The Self-Destructive Triumph of Postmodernism

The Self-Destructive Triumph of Postmodernism January 22, 2021

 

An ideology isn’t triumphant when one side holds to it.  An ideology is triumphant when both sides hold to it.

George Will, drawing on Adam Garfinkle’s The Darkening Mind in American Purpose, says that Donald Trump and his fiercest “woke” critics share exactly the same worldview:  postmodernism.

From Trump’s Kinship with His Critics:

. . .many of [Trump’s] critics were too busy savoring their superiority to him to recognize their mental kinship with him.

They consciously, and he by cultural osmosis, are participants in the postmodern rejection of reason. He and they are collaborators in the rising rejection of the Enlightenment that produced classical liberalism and this republic.

Postmodernists say, with Nietzsche, that there are no facts, only interpretations — alternative “narratives” about reality. As Andrew Sullivan writes at Substack, to be “woke” is to be awake to this: All claims of disinterestedness, objectivity and universality are bogus. So, reasoning is specious, and attempts at persuasion are pointless.

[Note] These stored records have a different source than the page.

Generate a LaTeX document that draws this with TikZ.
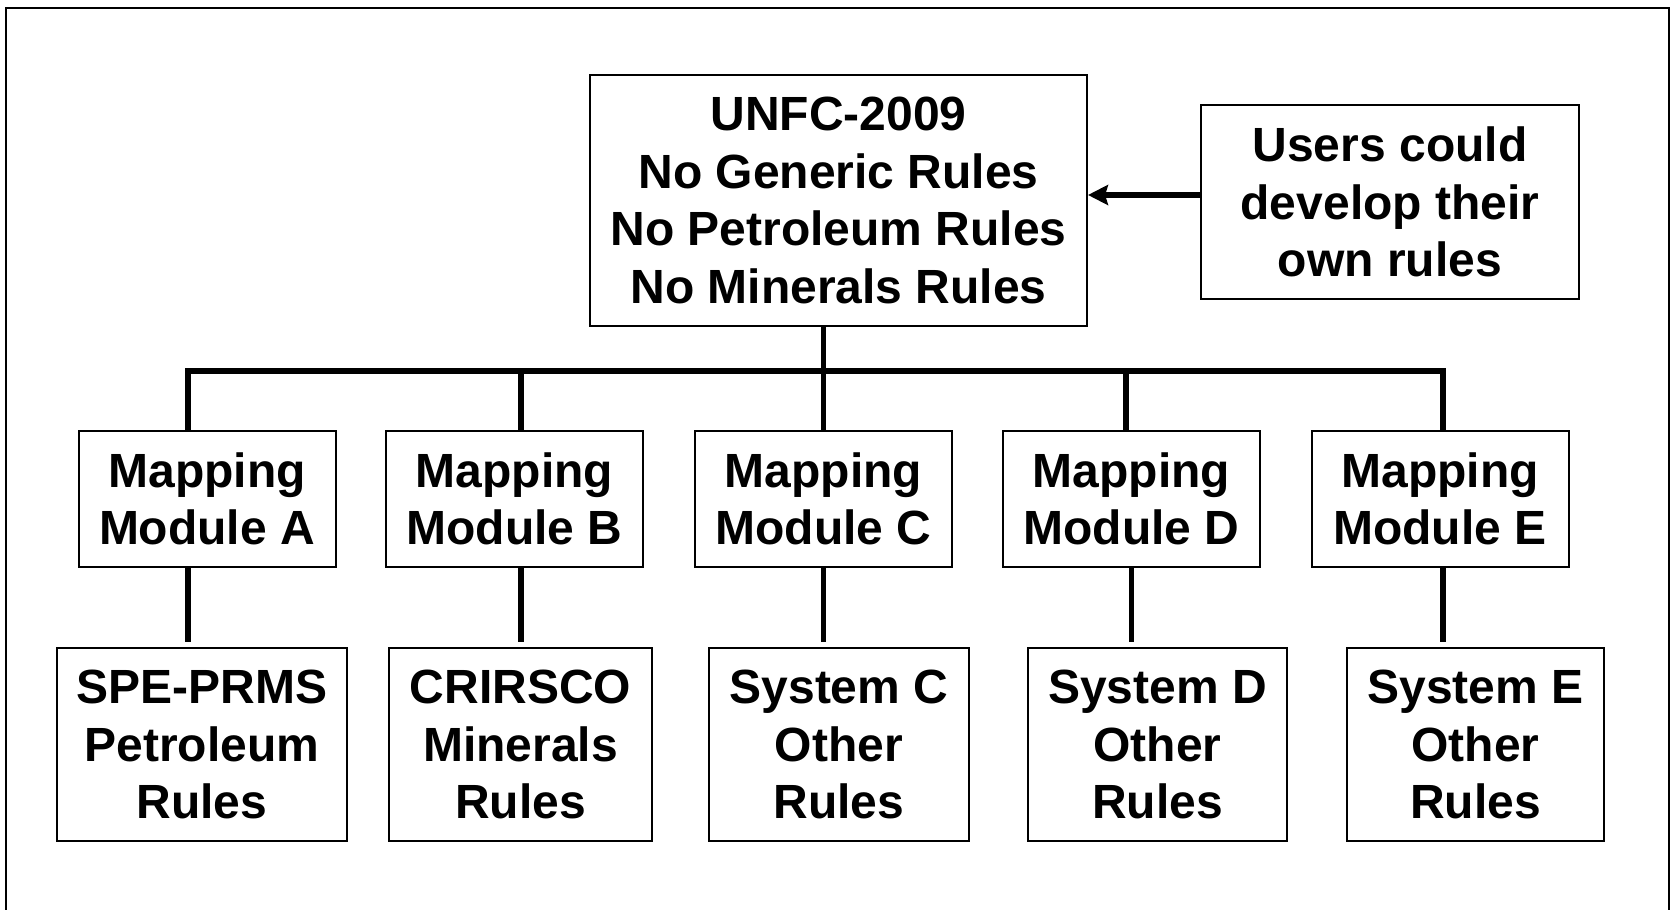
\documentclass[tikz,border=0pt]{standalone}
\usepackage{fontspec}
\setmainfont{Liberation Sans}
\usetikzlibrary{arrows.meta}

\begin{document}
\begin{tikzpicture}[x=0.5pt,y=-0.5pt]
    \tikzstyle{arrow} = [line width=3pt,-{Stealth[length=10pt,width=10pt,inset=1.5pt]}]
    \tikzstyle{link} = [line width=2.6pt]
    \tikzstyle{box} = [rectangle, draw=black, line width=1pt, inner sep=0pt, align=center, font=\fontsize{24pt}{28.8pt}\selectfont\bfseries]
    \tikzstyle{module} = [box, minimum width=128.5pt, minimum height=68pt]
    \tikzstyle{rules} = [box, minimum height=96.5pt]
    \useasboundingbox (0,0) rectangle (1672,910);
    \draw[line width=1.2pt] (6,910) -- (6,8) -- (1669,8) -- (1669,910);
    \node[box, minimum width=248.5pt, minimum height=125.5pt] (UNFC) at (838.5,200.5) {UNFC-2009\\No Generic Rules\\No Petroleum Rules\\No Minerals Rules};
    \node[box, minimum width=189pt, minimum height=97pt] (users) at (1390,202) {Users could\\develop their\\own rules};
    \foreach \n/\x in {A/207, B/514.5, C/823.5, D/1131.5, E/1440}
        \node[module] (mod\n) at (\x,499) {Mapping\\Module \n};
    \node[rules, minimum width=145pt] (spe) at (202,744.5) {SPE-PRMS\\Petroleum\\Rules};
    \node[rules, minimum width=131.5pt] (crirsco) at (520.5,744.5) {CRIRSCO\\Minerals\\Rules};
    \node[rules, minimum width=130pt] (sysC) at (839,744.5) {System C\\Other\\Rules};
    \node[rules, minimum width=129.5pt] (sysD) at (1157.5,744.5) {System D\\Other\\Rules};
    \node[rules, minimum width=128.5pt] (sysE) at (1475.5,744.5) {System E\\Other\\Rules};
    % bus
    \coordinate (dropA) at (188,371);
    \coordinate (dropB) at (521,371);
    \coordinate (dropD) at (1126,371);
    \coordinate (dropE) at (1443,371);
    \draw[link] (dropA |- modA.north) -- (dropA) -- (dropE) -- (dropE |- modE.north);
    \draw[link] (modC.north |- UNFC.south) -- (modC.north);
    \draw[link] (dropB) -- (dropB |- modB.north);
    \draw[link] (dropD) -- (dropD |- modD.north);
    % modules to rules
    \draw[link, shorten >=2.5pt] (dropA |- modA.south) -- (dropA |- spe.north);
    \draw[link, shorten >=2.5pt] (dropB |- modB.south) -- (dropB |- crirsco.north);
    \draw[link, shorten >=2.5pt] (modC.south) -- (modC.south |- sysC.north);
    \draw[link, shorten >=2.5pt] (modD.south) -- (modD.south |- sysD.north);
    \draw[link, shorten >=2.5pt] (dropE |- modE.south) -- (dropE |- sysE.north);
    \draw[arrow] ([yshift=3.5pt]users.west) -- ([yshift=3.5pt]users.west -| UNFC.east);
\end{tikzpicture}
\end{document}
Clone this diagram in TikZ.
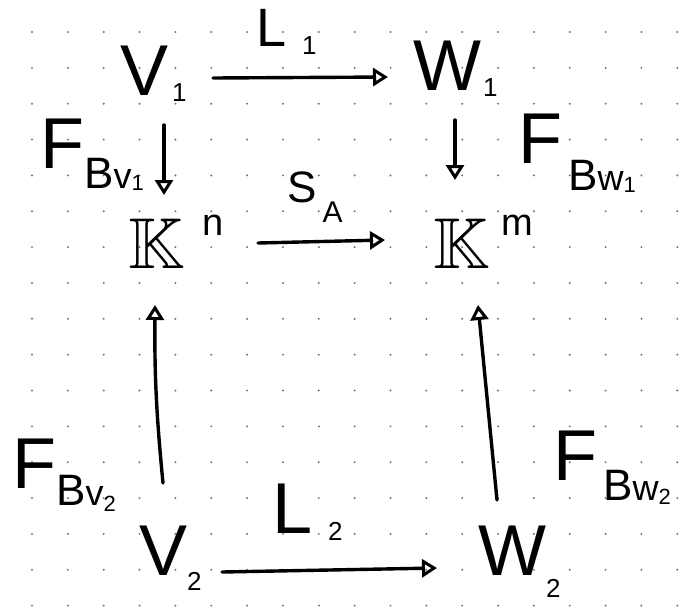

Hence, society is an arena of willfulness where all disagreements are power struggles among identity groups. The concept of the individual disappears as identity becomes fluid, deriving from group membership. Silence is violence; what is spoken is mandatory and must accord with the mentality of the listeners. Welcome to campus.

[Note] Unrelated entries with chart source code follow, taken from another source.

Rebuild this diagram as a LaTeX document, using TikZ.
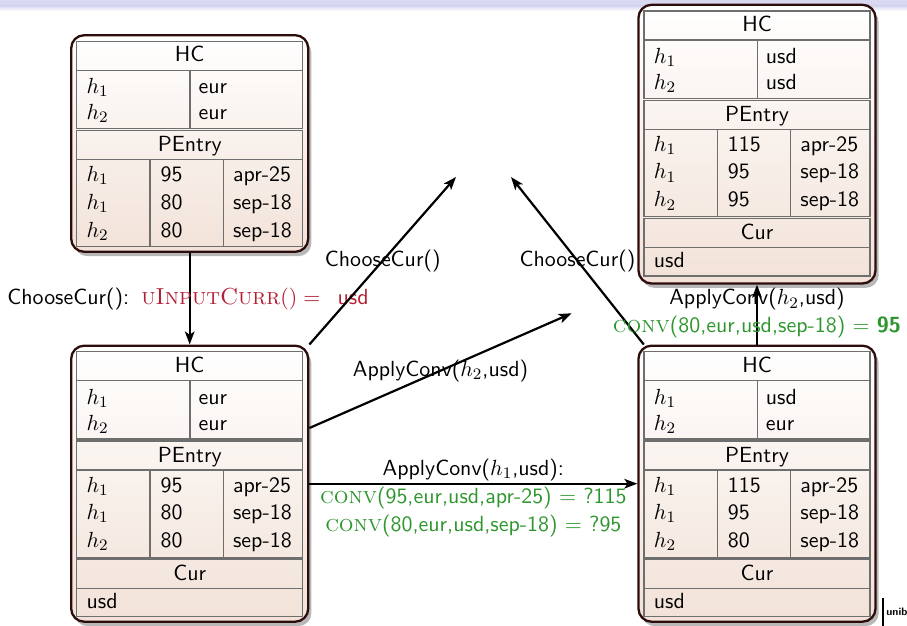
\documentclass[tikz,border=0pt]{standalone}
\usetikzlibrary{arrows.meta,shadows,fit,calc}
\definecolor{boxbot}{RGB}{242,226,216}
\definecolor{boxborder}{RGB}{45,12,12}
\definecolor{tline}{RGB}{110,110,110}
\definecolor{alertred}{RGB}{180,30,50}
\definecolor{convgreen}{RGB}{45,150,45}
\definecolor{bandcol}{RGB}{216,216,240}

\newcommand\scfont{\rmfamily\fontsize{11.6}{13.6}\selectfont\scshape}
\newcommand\dbmain[6]{%
  \draw[tbl] (0,0) rectangle (226,29);
  \node[hcell] (#1hc) at (113,20.5) {HC};
  \draw[tbl] (0,29) rectangle (226,87.3);
  \draw[tbl] (113.3,29) -- (113.3,87.3);
  \node[cell] (#1hra) at (9.5,52.5) {$h_1$};
  \node[cell] (#1hrb) at (9.5,78.5) {$h_2$};
  \node[cell] (#1hva) at (121.5,52.5) {#2};
  \node[cell] (#1hvb) at (121.5,78.5) {#3};
  \draw[tbl] (0,89.3) rectangle (226,118.3);
  \node[hcell] (#1pe) at (113,110.5) {PEntry};
  \draw[tbl] (0,118.3) rectangle (226,205.6);
  \draw[tbl] (73.3,118.3) -- (73.3,205.6);
  \draw[tbl] (146.6,118.3) -- (146.6,205.6);
  \node[cell] (#1pha) at (9.5,140.5) {$h_1$};
  \node[cell] (#1phb) at (9.5,168) {$h_1$};
  \node[cell] (#1phc) at (9.5,196) {$h_2$};
  \node[cell] (#1pna) at (83.5,140.5) {#4};
  \node[cell] (#1pnb) at (83.5,168) {#5};
  \node[cell] (#1pnc) at (83.5,196) {#6};
  \node[cell] (#1pda) at (156,140.5) {apr-25};
  \node[cell] (#1pdb) at (156,168) {sep-18};
  \node[cell] (#1pdc) at (156,196) {sep-18};
}
\newcommand\dbcur[2]{%
  \draw[tbl] (0,207.3) rectangle (226,236.6);
  \node[hcell] (#1cur) at (113,228.5) {Cur};
  \draw[tbl] (0,236.6) rectangle (226,265);
  \node[cell] (#1curv) at (9.5,257) {#2};
}

\begin{document}
\begin{tikzpicture}[x=0.5pt,y=-0.5pt,
  font=\sffamily\fontsize{10.95}{13.6}\selectfont,
  outerbox/.style={draw=boxborder, line width=1.15pt, rounded corners=6.5pt,
    top color=white, bottom color=boxbot, inner sep=0pt,
    drop shadow={shadow xshift=1.6pt, shadow yshift=-2.2pt, fill=black, opacity=0.28}},
  tbl/.style={draw=tline, line width=0.6pt},
  cell/.style={anchor=base west, inner sep=0pt},
  hcell/.style={anchor=base, inner sep=0pt},
  conn/.style={draw=black, line width=1.1pt, -{Stealth[length=6.5pt, width=4.8pt, inset=1.6pt]}},
  lbl/.style={inner sep=0pt},
]
\useasboundingbox (0,0) rectangle (907,626);
\clip (0,0) rectangle (907,626);

% headline band
\fill[bandcol] (0,0) rectangle (907,6);
\shade[top color=bandcol, bottom color=white] (0,6) rectangle (907,11);

% outer boxes
\node[outerbox, fit={(71.2,35.2) (308.2,251.8)}] (A) {};
\node[outerbox, fit={(71.2,345.7) (308.2,621.7)}] (B) {};
\node[outerbox, fit={(638.5,4.8) (875.5,283.5)}] (C) {};
\node[outerbox, fit={(638.5,345.7) (875.5,621.7)}] (D) {};

\begin{scope}[shift={(76.7,41.2)}]
  \dbmain{a}{eur}{eur}{95}{80}{80}
\end{scope}
\begin{scope}[shift={(76.7,351.7)}]
  \dbmain{b}{eur}{eur}{95}{80}{80}
  \dbcur{b}{usd}
\end{scope}
\begin{scope}[shift={(644,11)}]
  \dbmain{c}{usd}{usd}{115}{95}{95}
  \dbcur{c}{usd}
\end{scope}
\begin{scope}[shift={(644,351.7)}]
  \dbmain{d}{usd}{eur}{115}{95}{80}
  \dbcur{d}{usd}
\end{scope}

% free ends
\coordinate (t2) at (456,177);
\coordinate (t3) at (571.7,313.3);
\coordinate (t5) at (511,177);

% arrow 1
\draw[conn] (A.south) -- (B.north);
\node[cell] (l1) at (7,305) {ChooseCur():\hspace{6pt}{\color{alertred}{\scfont uInputCurr}$() =$\hspace{8.5pt}usd}};

% arrow 2
\draw[conn] (B.north east) -- node[lbl] (l2) {ChooseCur()} (t2);

% arrow 3
\draw[conn] ($(B.north east)!0.3!(B.south east)$) -- node[lbl] (l3) {ApplyConv($h_2$,usd)} (t3);

% arrow 4
\draw[conn] (B.east) --
  node[lbl, anchor=base, yshift=4pt] (l4a) {ApplyConv($h_1$,usd):}
  node[lbl, anchor=base, yshift=-9.75pt, text=convgreen] (l4b)
     {{\scfont conv}(95,eur,usd,apr-25) $=$ ?115}
  node[lbl, anchor=base, yshift=-23.95pt, text=convgreen] (l4c)
     {{\scfont conv}(80,eur,usd,sep-18) $=$ ?95}
  (D.west);

% arrow 5
\draw[conn] ($(D.north west)+(6.5,0)$) -- node[lbl] (l5) {ChooseCur()} (t5);

% arrow 6
\draw[conn] (D.north) -- (C.south);
\node[lbl, anchor=base] (l6a) at ($(D.north)+(0,-39.7)$) {ApplyConv($h_2$,usd)};
\node[lbl, anchor=base, text=convgreen] (l6b) at ($(D.north)+(0,-12.4)$)
  {{\scfont conv}(80,eur,usd,sep-18) $=$ \textbf{95}};

% logo fragment
\draw[line width=0.6pt] (883,598) -- (883,626);
\node[cell, font=\sffamily\bfseries\fontsize{5.4}{6}\selectfont] (logo) at (886,616) {unib};
\end{tikzpicture}
\end{document}
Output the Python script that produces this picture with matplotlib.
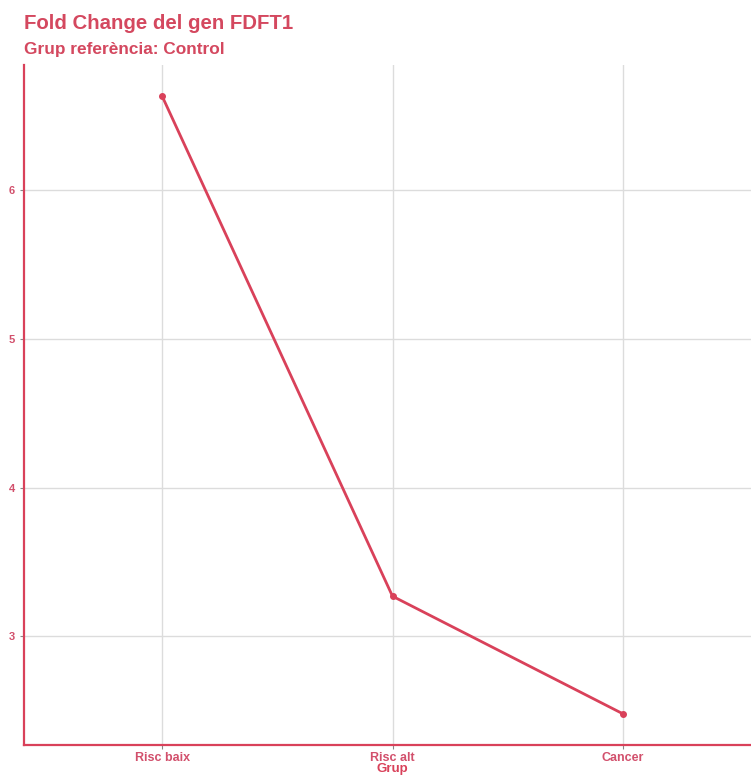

In a world thus understood, life is a comprehensively zero-sum struggle. Postmodernism rejects, as Adam Garfinkle writes, the Enlightenment belief in a positive-sum social order in which human beings, who are both competitive and cooperative creatures, can prosper without making others poorer.

Hence, the Enlightenment belief in, and Trump’s disbelief in, free trade. Postmodernism is the ill-named revival of a premodern mentality: The social order as constant conflict, unleavened by trust and constrained only by the authoritarianism of the dominant group.

Will concludes that we should “recognize that the least intellectual president had a mentality — such is the seepage of intellectual fashions into empty receptacles — akin to that which has closed the academic mind.”

 You might not agree with Will’s anti-Trump stance, but he has a point not just about our politicians but about the public as a whole.  Our conflicts, our inability to agree, the rise of “fake news” from all sides, the vogue of conspiracy theories on both sides, all have to do with the pervasive worldview that teaches that objective truth is impossible to know, that truth claims and even facts are just the constructions of one group trying to exert power over you, and that you can only resist them by creating your own “narratives” or “interpretative paradigms.”

I have been writing about postmodernism and warning about its consequences since 1994, when I published my book Postmodern Times. And now, here we are.  Pretty much everything I predicted has come true.  For example, if I may be allowed to quote myself from that book:

Today from Africa to India, from Serbian nationalism to the neo-tribal structures of American street gangs, once-unified societies are fracturing into tribes at war with each other. Going beyond the modern, being postmodern, sometimes is nothing more than the rebirth of the primitive.

As one critic has pointed out, “Bad multiculturalism promotes tribalism, the root of much of the world’s meanness. Good multiculturalism underscores commonality, the footing for respect and understanding.” The concept of “commonality,” of a universal humanity that people of all cultures share, is exactly the point under attack by postmodernist ideology. If we are wholly determined by our cultures, as the postmodernists say, if we are locked away from each other in a “prison house of language” so that people of different cultures are mutually inaccessible to each other, we have no alternative but to pull back with people like ourselves into our own tribes. To have “respect and understanding, on the other hand, assumes the existence of values that go beyond culture, a set of trans-cultural moral absolutes and a vision of a common humanity.

Christianity thus has a stronger basis than postmodernism for “good multiculturalism.” Christians affirm the innate kinship of all human beings. We are all related through our creation in the image of God, through Adam’s Fall, and through the redemption of Jesus Christ. The Church is in fact one of the world’s most “multicultural” institutions, extending throughout time and throughout the world, both unified and diverse, “a great multitude that no one could count, from every nation, tribe, people and language, standing before the throne and in front of the Lamb” (Revelation 7:9).

But in the contradictions of the apocalyptic clashes that this ideology necessarily leads to, there is hope that something better can be rebuilt on the rubble.  I write about this–the various mutations of postmodernism, how they are in a state of meltdown, and how more positive alternatives may be emerging–in my new book, a sequel to that previous one, entitled Post-Christian.